Гумайюн-намэ. Басни и притчи востока - Автор Неизвестен
— Ты все еще продолжаешь быть рассеянной и все еще находишься в нерешимости. Скажи же мне, какая этому истинная причина?
— Прошу у тебя еще раз извинения, — отвечала черепаха; — но меня очень беспокоит болезнь жены.
— Ты уже говорила мне об этом, — заметила обезьяна. — Правда, мудрецы недаром сказали, что гораздо приятнее быть самому больным, чем иметь на руках больного. Однако поведай мне, чем бы можно было вылечить твою жену? Ведь против всякой болезни есть какое-нибудь средство. Мы пригласим на совет врачей и лишь тогда успокоимся, когда найдем верное лекарство.
— По заключению врачей, — отвечала черепаха, — против этой болезни существует только одно средство, и достать его очень трудно.
— Что же это за средство, которого нет даже в аптеках? — спросила обезьяна. — Можешь ты мне сказать, как оно называется? Может быть, я знаю, где найти его; может быть мы сумеем добыть его посредством хитрости.
— Да, мой милый друг; — отвечала наивно черепаха на такой подход обезьяны, — в том-то и горе, что я просто ума не приложу, где бы достать обезьянье сердце.
Понятно, что обезьяна очень испугалась, услыхав такое откровенное признание. У нее потемнело даже в глазах; но скоро она придумала, как спасти себя от грозившей гибели. «Я попала в беду по собственной неосмотрительности, — подумала она. — Зато теперь мне нужно употребить весь свой ум, чтобы выпутаться из опасности». И обратившись к черепахе, она громко сказала.

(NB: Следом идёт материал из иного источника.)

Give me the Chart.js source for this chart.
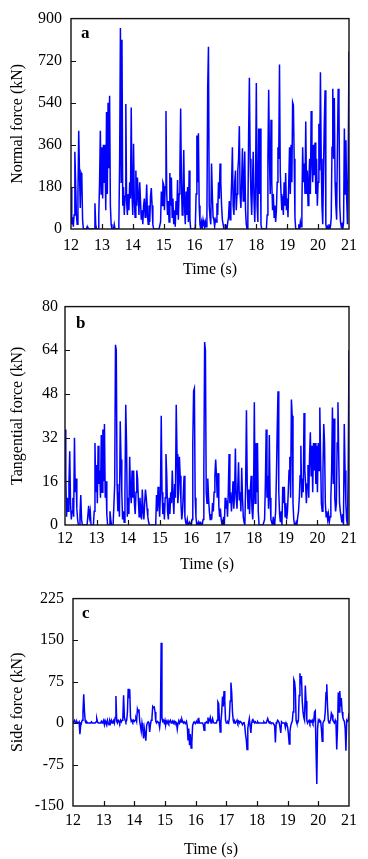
<!DOCTYPE html>
<html><head><meta charset="utf-8">
<script src="https://cdn.jsdelivr.net/npm/chart.js@4.4.1/dist/chart.umd.min.js"></script>
<style>
html,body{margin:0;padding:0;background:#fff;}
body{width:368px;height:859px;position:relative;overflow:hidden;}
canvas{position:absolute;left:0;}
</style></head><body>
<canvas id="ca" width="368" height="290" style="top:0"></canvas>
<canvas id="cb" width="368" height="290" style="top:290px"></canvas>
<canvas id="cc" width="368" height="279" style="top:580px"></canvas>
<script>
// sampling of all series: start time and step (s)
const T_START = 12, T_STEP = 0.025;

// Normal force (kN), one row per second (40 samples each), last value at 21 s
const normalForce = [].concat(
 [180,20,50,10,60,330,200,60,20,150, 420,240,90,240,230,40,0,0,0,0, 0,10,0,0,0,0,0,0,0,0, 0,110,20,0,0,0,60,200,420,150],
 [350,130,360,200,360,80,500,150,540,260, 570,100,20,0,0,0,20,0,0,0, 0,0,20,300,860,200,810,100,180,60, 140,535,120,60,150,80,200,130,520,150],
 [60,365,120,50,250,100,220,140,60,200, 120,40,80,20,100,130,50,90,190,60, 20,100,30,140,175,100,20,0,0,0, 0,0,0,0,0,0,30,160,100,200],
 [190,80,180,505,150,60,120,30,240,100, 220,50,130,20,80,10,120,60,210,40, 150,250,515,200,60,150,338,100,20,160, 60,180,30,250,40,0,0,0,0,0],
 [0,10,150,400,200,410,100,20,0,30, 10,40,20,5,30,10,50,600,780,100, 50,20,280,150,50,40,10,40,30,110, 60,200,130,280,200,100,40,20,0,0],
 [0,10,0,30,50,120,40,100,200,350, 100,60,200,250,80,150,250,300,440,150, 90,200,345,120,200,331,80,20,0,40, 400,647,300,150,60,200,330,120,30,200],
 [625,100,30,430,150,430,20,0,0,0, 0,0,0,0,60,300,596,300,150,467, 200,80,150,50,100,30,80,200,350,300, 704,240,150,80,140,60,200,100,240,80],
 [130,50,200,350,150,360,200,542,530,300, 50,0,0,0,0,20,0,30,10,100, 350,200,280,150,460,150,250,100,200,300, 150,505,300,200,360,230,370,150,300,100],
 [200,450,250,670,300,100,20,250,450,593, 20,0,10,0,20,0,10,50,350,600, 300,560,200,100,40,350,600,530,100,30, 10,20,0,30,430,150,380,130,20,300],
 [760]
);

// Tangential force (kN)
const tangentialForce = [].concat(
 [35,18,3,10,5,15,27,8,2,5, 10,3,32,12,17,6,2,0,0,4, 11,2,0,0,0,0,0,0,0,0, 7,3,5,0,0,0,0,5,30,12],
 [22,8,29,15,20,10,33,12,35,16, 37,10,16,4,0,0,0,5,2,0, 0,0,0,15,66,64,15,5,12,3, 38,24,12,2,5,1,12,44,30,3],
 [10,4,25,12,8,20,10,20,8,4, 12,20,17,9,3,10,5,2,13,5, 2,8,13,10,6,3,1,0,0,0, 0,0,0,0,0,0,11,5,14,8],
 [3,12,40,12,4,8,2,10,26,18, 5,2,10,4,12,8,20,10,4,15, 10,44,26,8,12,25,18,8,2,5, 12,18,3,1,0,2,0,0,1,0],
 [0,2,30,49,50,10,3,0,0,1, 0,1,1,0,0,2,20,67,64,12, 8,17,10,5,2,4,2,8,5,12, 18,24,18,10,19,7,3,6,2,0],
 [0,3,0,10,6,9,3,12,26,8, 12,5,10,16,6,12,28,10,6,14, 23,9,12,5,21,10,3,1,0,15, 42,15,6,13,4,13,18,6,2,10],
 [45,8,30,12,30,5,0,0,0,0, 0,0,0,2,15,35,10,18,6,33, 10,2,1,0,3,0,1,5,18,35, 49,12,4,1,5,0,14,8,14,3],
 [8,2,5,12,20,25,10,46,40,8, 2,0,0,1,0,3,5,10,18,29, 10,17,12,41,20,15,8,15,22,10, 25,34,18,29,12,30,20,30,15,29],
 [12,30,20,43,25,8,5,20,37,30, 8,3,5,2,4,1,3,10,20,43, 15,39,10,5,8,30,45,25,8,5, 3,1,4,0,37,20,8,2,0,20],
 [64]
);

// Side force (kN)
const sideForce = [].concat(
 [0,3,5,2,0,3,0,0,2,-20, -5,0,5,20,52,20,3,0,2,0, 0,0,0,0,2,0,0,0,0,0, 2,8,2,0,0,0,0,3,0,2],
 [5,-3,4,0,-4,5,0,-3,4,0, 5,0,3,5,0,10,49,3,0,5, 3,0,5,2,5,8,50,10,5,2, 5,20,62,45,61,10,3,5,2,5],
 [3,5,8,3,25,20,25,3,-5,-15, 0,-10,-28,-10,-20,-32,-5,0,2,0, -16,-3,5,10,30,28,29,20,3,0, 3,2,0,-8,5,145,10,3,5,0],
 [5,-3,3,0,4,0,3,5,0,2, 4,0,3,0,2,0,-11,0,3,0, 5,2,7,3,0,2,0,0,3,-5, -30,-10,-40,-20,-45,-35,-5,0,2,0],
 [0,3,0,7,8,0,0,0,0,0, -3,-13,0,0,2,0,10,2,5,10, 0,3,8,2,0,0,0,0,5,38, 35,5,-16,3,20,48,30,58,40,5],
 [0,0,2,0,10,40,73,55,20,5, 0,3,0,2,5,0,3,0,3,2, 0,-3,0,2,-5,-20,-30,-48,-10,0, 8,-5,-18,0,5,2,3,0,2,0],
 [0,2,0,0,0,0,0,0,0,2, 0,0,0,0,8,3,0,2,0,0, 0,0,0,-5,-35,0,2,5,3,0, -8,-18,2,0,0,0,0,-8,0,-3],
 [-8,-20,-38,-15,-5,0,3,20,79,75, 60,5,0,0,5,50,90,70,85,40, 20,10,5,68,40,5,0,3,5,0, 4,2,5,0,3,20,22,-50,-110,-10],
 [5,2,5,3,-10,-33,0,3,5,20, 55,70,30,5,0,3,5,18,15,5, 2,0,5,0,-48,-10,55,20,58,30, 45,20,10,5,3,-10,-50,5,3,5],
 [18]
);

// axis ranges / tick steps
const timeAxis = {min: 12, max: 21, step: 1};
const normalAxis = {min: 0, max: 900, step: 180};
const tangentialAxis = {min: 0, max: 80, step: 16};
const sideAxis = {min: -150, max: 225, step: 75};

const SERIF = '"Liberation Serif", "Times New Roman", serif';

const framePlugin = {
  id: 'frame',
  afterDatasetsDraw(chart, args, o) {
    const {ctx, chartArea: a, scales: {x, y}} = chart;
    ctx.save();
    ctx.strokeStyle = '#111';
    ctx.lineWidth = 1.2;
    ctx.beginPath();
    x.ticks.forEach(t => {
      if (t.value > x.min && t.value < x.max) {
        const px = Math.round(x.getPixelForValue(t.value)) + 0.5;
        ctx.moveTo(px, a.bottom); ctx.lineTo(px, a.bottom - 5);
      }
    });
    y.ticks.forEach(t => {
      if (t.value > y.min && t.value < y.max) {
        const py = Math.round(y.getPixelForValue(t.value)) + 0.5;
        ctx.moveTo(a.left, py); ctx.lineTo(a.left + 5, py);
      }
    });
    ctx.stroke();
    ctx.lineWidth = 1.4;
    ctx.strokeRect(a.left, a.top, a.right - a.left, a.bottom - a.top);
    ctx.fillStyle = '#000';
    ctx.font = 'bold 17px ' + SERIF;
    ctx.textBaseline = 'alphabetic';
    ctx.fillText(o.letter, a.left + o.lx, a.top + o.ly);
    ctx.restore();
  }
};

function makeChart(id, values, yAxis, yTitle, cfg) {
  const pts = values.map((v, i) => ({x: T_START + i * T_STEP, y: v}));
  return new Chart(document.getElementById(id), {
    type: 'line',
    data: {datasets: [{data: pts, borderColor: '#0000ff', borderWidth: 1.5, pointRadius: 0, tension: 0, fill: false}]},
    options: {
      responsive: false, animation: false, devicePixelRatio: 1,
      layout: {padding: {top: cfg.top, right: 19, left: 0, bottom: 0}},
      plugins: {legend: {display: false}, tooltip: {enabled: false}, frame: {letter: cfg.letter, lx: cfg.lx, ly: cfg.ly}},
      scales: {
        x: {
          type: 'linear', min: timeAxis.min, max: timeAxis.max,
          grid: {display: false, drawTicks: false}, border: {display: false},
          ticks: {stepSize: timeAxis.step, color: '#000', font: {family: SERIF, size: 16}, padding: cfg.xpad, maxRotation: 0, autoSkip: false},
          title: {display: true, text: 'Time (s)', color: '#000', font: {family: SERIF, size: 16}, padding: {top: 0, bottom: cfg.xtpad}},
          afterFit: s => { s.height = cfg.xh; }
        },
        y: {
          min: yAxis.min, max: yAxis.max,
          grid: {display: false, drawTicks: false}, border: {display: false},
          ticks: {stepSize: yAxis.step, color: '#000', font: {family: SERIF, size: 16}, padding: cfg.ypad, callback: v => String(v)},
          title: {display: true, text: yTitle, color: '#000', font: {family: SERIF, size: 16}, padding: {top: 8.4, bottom: 0}},
          afterFit: s => { s.width = cfg.yw; }
        }
      }
    },
    plugins: [framePlugin]
  });
}

makeChart('ca', normalForce, normalAxis, 'Normal force (kN)', {letter: 'a', lx: 10, ly: 19, top: 14, xh: 61, yw: 71, xpad: 7.4, ypad: 9, xtpad: 10.4});
makeChart('cb', tangentialForce, tangentialAxis, 'Tangential force (kN)', {letter: 'b', lx: 11, ly: 21, top: 14, xh: 55, yw: 65, xpad: 4.4, ypad: 7, xtpad: 5.9});
makeChart('cc', sideForce, sideAxis, 'Side force (kN)', {letter: 'c', lx: 9, ly: 19, top: 18, xh: 53, yw: 73, xpad: 4.8, ypad: 9, xtpad: 0});
</script>
</body></html>
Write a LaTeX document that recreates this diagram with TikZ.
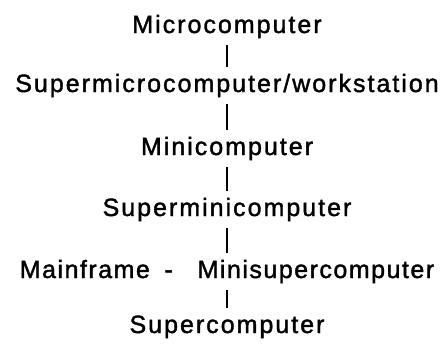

— Зачем же ты не сообщила мне этого раньше? Ну, теперь, когда я знаю, что за лекарство нужно для того, чтобы вылечить твою жену, ты можешь быть совершенно спокойной. Наши жены часто страдают этою же самою болезнью; тогда мы вынимаем у себя из груди сердце, даем им немного напиться нашей крови, закусить кусочком нашего мяса, и они тотчас же выздоравливают. Нам же это не причиняет ни малейшего вреда, так как мы свободно можем вынимать у себя из груди сердце и снова вкладывать его туда. Если бы ты мне раньше сказала об этом, то я охотно захватила бы с собою свое сердце и подарила бы его твоей жене. Ты ведь хорошо знаешь, что для тебя я всегда готова на всякую услугу.
— А где же теперь твое сердце? — спросила глубоко удивленная черепаха.
— Да я оставила его дома, — отвечала с лукавым видом обезьяна, — так как у нас в обычае, посещая друзей, всегда быть веселыми и довольными. Поэтому-то в таких случаях мы никогда не берем с собою сердца. И мне теперь это очень досадно, особенному потому, что я ведь могла бы легко вылечить твою жену. К сожалению, мы подумали об этом слишком поздно. Но если мы явимся к твоим родным и знакомым с пустыми руками, то, пожалуй, они подумают, что я пожалела дать тебе то, что для тебя имеет большую цену, а для меня — ровно никакой. Признаюсь, меня очень огорчило бы подобное подозрение. Поэтому прошу тебя извинить меня, но без сердца я не могу переступить твоего порога. И всего будет благоразумнее для меня вернуться домой, захватить с собой сердце и преподнести его твоей жене. Тогда и я избегну стыда, и твоя жена выздоровеет.
Услыхав такие слова, черепаха весело повернула назад и спустила обезьяну на берег. Но едва та почувствовала под собою твердую землю, как тотчас же вспрыгнула на дерево и принесла благодарность Богу за свое избавление.
Прождав ее понапрасну несколько часов, черепаха наконец в нетерпении закричала ей:
— Дорогой друг, куда же ты пропала? Я ведь уж давно жду тебя; поспеши же, а то мы, пожалуй, опоздаем.
— Я вовсе не так неопытна и глупа, — отвечала ей тогда с язвительным смехом обезьяна, — как ты, кажется, полагаешь. Из-за тебя я было очутилась в большой беде, и мне потребовалась вся моя сообразительность, чтоб избавиться от нее. Нет, теперь уж больше не может быть речи о дружбе между нами.
И напрасны были все просьбы, все заверения черепахи, так жестоко обманувшейся в своих ожиданиях. Наконец она принуждена была с грустью вернуться домой, не добившись ровно ничего от обезьяны.